Each line from the beginning of the data below through the line containing "from matplotlib.patches import Rectangle" should be repeated exactly, please.

### INPUT ROWS

┄┄┄┄┄┄┄┄┄┄

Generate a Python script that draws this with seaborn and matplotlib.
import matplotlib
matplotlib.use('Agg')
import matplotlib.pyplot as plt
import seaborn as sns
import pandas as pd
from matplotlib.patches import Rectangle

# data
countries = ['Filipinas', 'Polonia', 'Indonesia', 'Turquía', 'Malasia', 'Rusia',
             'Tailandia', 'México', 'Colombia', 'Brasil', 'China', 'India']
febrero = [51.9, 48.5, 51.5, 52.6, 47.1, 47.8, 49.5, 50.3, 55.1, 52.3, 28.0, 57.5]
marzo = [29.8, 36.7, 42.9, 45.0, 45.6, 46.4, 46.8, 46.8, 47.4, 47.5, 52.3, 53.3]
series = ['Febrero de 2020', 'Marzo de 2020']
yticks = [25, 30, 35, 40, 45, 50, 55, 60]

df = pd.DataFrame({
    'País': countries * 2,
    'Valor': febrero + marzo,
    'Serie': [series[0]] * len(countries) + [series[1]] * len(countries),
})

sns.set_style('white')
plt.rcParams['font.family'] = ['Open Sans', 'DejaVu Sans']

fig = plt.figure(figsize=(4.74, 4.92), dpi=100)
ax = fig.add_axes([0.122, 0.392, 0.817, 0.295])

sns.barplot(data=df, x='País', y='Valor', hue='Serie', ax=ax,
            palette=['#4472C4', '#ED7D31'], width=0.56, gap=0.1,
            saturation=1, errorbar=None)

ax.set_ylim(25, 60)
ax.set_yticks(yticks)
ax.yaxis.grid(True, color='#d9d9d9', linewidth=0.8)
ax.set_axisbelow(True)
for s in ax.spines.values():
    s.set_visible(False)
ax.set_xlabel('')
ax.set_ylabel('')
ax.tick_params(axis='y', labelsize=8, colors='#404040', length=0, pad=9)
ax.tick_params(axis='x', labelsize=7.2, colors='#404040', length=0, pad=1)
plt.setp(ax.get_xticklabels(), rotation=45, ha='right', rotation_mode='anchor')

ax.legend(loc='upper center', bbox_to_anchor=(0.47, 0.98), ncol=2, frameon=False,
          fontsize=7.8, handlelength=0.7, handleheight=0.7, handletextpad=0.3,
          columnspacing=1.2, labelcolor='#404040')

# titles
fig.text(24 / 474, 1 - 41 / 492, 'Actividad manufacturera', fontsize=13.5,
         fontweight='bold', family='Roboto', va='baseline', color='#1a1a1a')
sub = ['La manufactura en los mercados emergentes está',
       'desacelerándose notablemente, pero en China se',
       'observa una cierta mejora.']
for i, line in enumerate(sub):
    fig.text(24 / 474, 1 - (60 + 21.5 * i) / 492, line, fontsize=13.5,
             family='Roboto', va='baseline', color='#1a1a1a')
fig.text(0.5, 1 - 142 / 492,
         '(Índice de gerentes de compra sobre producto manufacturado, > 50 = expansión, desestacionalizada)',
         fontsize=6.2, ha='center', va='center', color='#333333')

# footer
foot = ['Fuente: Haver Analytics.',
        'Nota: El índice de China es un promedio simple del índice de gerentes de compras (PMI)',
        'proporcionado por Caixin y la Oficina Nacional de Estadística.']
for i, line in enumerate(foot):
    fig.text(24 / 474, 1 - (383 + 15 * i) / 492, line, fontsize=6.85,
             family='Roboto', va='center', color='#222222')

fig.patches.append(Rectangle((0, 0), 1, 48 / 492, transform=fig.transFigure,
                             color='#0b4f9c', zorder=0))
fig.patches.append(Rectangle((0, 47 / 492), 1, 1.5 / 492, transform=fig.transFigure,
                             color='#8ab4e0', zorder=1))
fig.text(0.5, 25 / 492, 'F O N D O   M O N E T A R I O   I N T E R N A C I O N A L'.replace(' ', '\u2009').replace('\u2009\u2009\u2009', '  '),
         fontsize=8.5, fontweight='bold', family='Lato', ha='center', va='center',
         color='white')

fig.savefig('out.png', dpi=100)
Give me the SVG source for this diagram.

┄┄┄┄┄┄┄┄┄┄

### EXERCISE ANSWER
Generate a Python script that draws this with seaborn and matplotlib.
import matplotlib
matplotlib.use('Agg')
import matplotlib.pyplot as plt
import seaborn as sns
import pandas as pd
from matplotlib.patches import Rectangle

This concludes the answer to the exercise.